President Obama’s New Overtime Law
There has been a steady increase in the number of employees who work over a normal 40-hour workweek. A workweek, defined, is a period of 7 consecutive days, starting on any day the employer decides (e.g., Sunday to Saturday). The typical workweek for a full-time employee consists of 40 hours. For any hour that is worked past the 40-hour workweek, an employee should receive what is known as “overtime” under the Fair Labor and Standards Act. The FLSA establishes minimum wage, overtime pay, recordkeeping, and youth employment standards affecting employees in the private sector and in Federal, State, and local governments. Overtime is usually equivalent to at least 1.5 times the employee’s hourly wage. For example, suppose you work 45 hours in one workweek with a straight pay of $10/hr. In this case, you should be paid $10/hr for the first 40 hours (totaling $400) and $15/hr for the 5 overtime hours (totaling $75)

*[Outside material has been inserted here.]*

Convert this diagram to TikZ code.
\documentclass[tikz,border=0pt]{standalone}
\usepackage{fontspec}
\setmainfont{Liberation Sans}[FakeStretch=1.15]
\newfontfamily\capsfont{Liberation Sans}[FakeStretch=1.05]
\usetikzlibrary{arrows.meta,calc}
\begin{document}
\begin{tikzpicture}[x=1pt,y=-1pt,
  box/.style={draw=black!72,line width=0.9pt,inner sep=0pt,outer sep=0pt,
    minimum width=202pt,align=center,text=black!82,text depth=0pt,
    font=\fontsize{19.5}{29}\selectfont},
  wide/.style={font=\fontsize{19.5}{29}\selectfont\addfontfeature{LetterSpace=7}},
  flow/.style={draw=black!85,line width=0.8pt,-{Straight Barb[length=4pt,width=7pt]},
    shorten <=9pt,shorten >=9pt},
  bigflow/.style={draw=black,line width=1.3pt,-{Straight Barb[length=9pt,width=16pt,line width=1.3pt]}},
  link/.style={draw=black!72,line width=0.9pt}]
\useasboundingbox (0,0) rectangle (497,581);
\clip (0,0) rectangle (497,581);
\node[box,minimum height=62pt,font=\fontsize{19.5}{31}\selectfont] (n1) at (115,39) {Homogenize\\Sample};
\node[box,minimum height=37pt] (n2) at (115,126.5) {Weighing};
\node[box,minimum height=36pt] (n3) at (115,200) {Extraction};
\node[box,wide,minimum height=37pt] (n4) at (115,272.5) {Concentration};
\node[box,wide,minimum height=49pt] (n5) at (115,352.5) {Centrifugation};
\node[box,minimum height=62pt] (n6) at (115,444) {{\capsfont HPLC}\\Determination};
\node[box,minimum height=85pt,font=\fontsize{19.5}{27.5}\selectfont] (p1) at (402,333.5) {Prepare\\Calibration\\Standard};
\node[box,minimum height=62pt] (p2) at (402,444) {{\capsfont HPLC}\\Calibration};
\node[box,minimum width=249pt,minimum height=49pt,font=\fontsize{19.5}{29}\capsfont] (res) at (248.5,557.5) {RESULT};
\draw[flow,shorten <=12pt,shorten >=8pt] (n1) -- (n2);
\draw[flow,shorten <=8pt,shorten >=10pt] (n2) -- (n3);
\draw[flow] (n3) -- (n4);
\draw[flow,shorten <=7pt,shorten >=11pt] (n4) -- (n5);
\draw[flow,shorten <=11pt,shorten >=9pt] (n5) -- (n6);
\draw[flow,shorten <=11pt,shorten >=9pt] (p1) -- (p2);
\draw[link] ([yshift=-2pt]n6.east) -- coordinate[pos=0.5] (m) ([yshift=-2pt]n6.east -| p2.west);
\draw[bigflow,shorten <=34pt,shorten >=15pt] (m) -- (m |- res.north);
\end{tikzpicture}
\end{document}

Prior to July 6, 2015, certain executive, administrative, and professional workers (“white-collar workers” or “EAP workers”) were “exempt” from overtime. To be considered exempt (and therefore not eligible for overtime), an employee had to: (a) be paid at least $23,600 per year ($455 per week), (b) be paid on a salary basis and (c) perform exempt job duties. These requirements are outlined in the FLSA. Therefore, under the old laws, if an employee made less than $23,600 per year or less than $455 per week, he or she was automatically eligible for overtime.

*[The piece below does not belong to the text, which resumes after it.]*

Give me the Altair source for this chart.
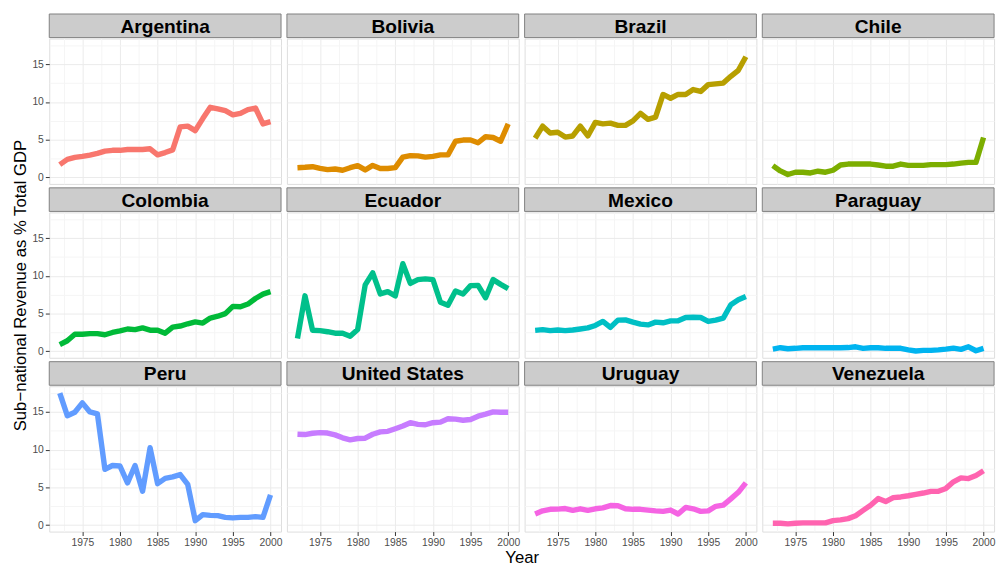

On July 6, 2015, in response to an executive order signed by President Barack Obama in March 2014, the Department of Labor (“Department”) published a Notice of Proposed Rulemaking that changes the meaning of overtime in the United States. President Obama’s order seeks to raise the threshold for overtime eligibility. The new overtime law would make it so salaried employees earning less than $50,440 a year or less than $970 a week are automatically guaranteed time and a half after logging a 40-hour work week. The new overtime law doubles the threshold requirement to be eligible for overtime.
Prior to July 6, 2015, if an employee made less $23,600 per year or less than $455 per week, they were automatically eligible for overtime. Now, an employee earning less than $50,440 a year or less than $970 a week is automatically eligible for overtime. This change could impact over 5 million Americans and over 200,000 workers in Pennsylvania alone. President Obama’s order expected to take place as early as 2016 could expand the number of overtime-eligible employees from 8% to 40%.

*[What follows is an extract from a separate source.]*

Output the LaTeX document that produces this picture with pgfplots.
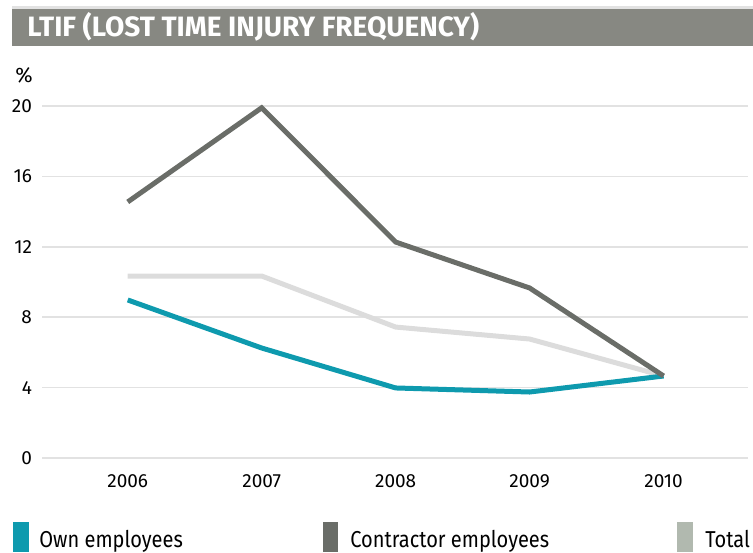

The Department of Labor (“Department”) supports President Obama by stating that overtime laws haven’t evolved to keep up with spikes in cost of living. The current $23,660 threshold is considered poverty level for a family of four. This new order could improve the lives of hundreds of thousands of Pennsylvania citizens. By way of this rulemaking, the Department seeks to update the salary level to ensure that the FLSA’s intended overtime protections are fully implemented, and to simplify the identification of nonexempt employees, thus making the EAP exemption easier for employers and workers to understand.
President Obama’s new order set to take place in 2016 may affect your overtime eligibility in Pennsylvania.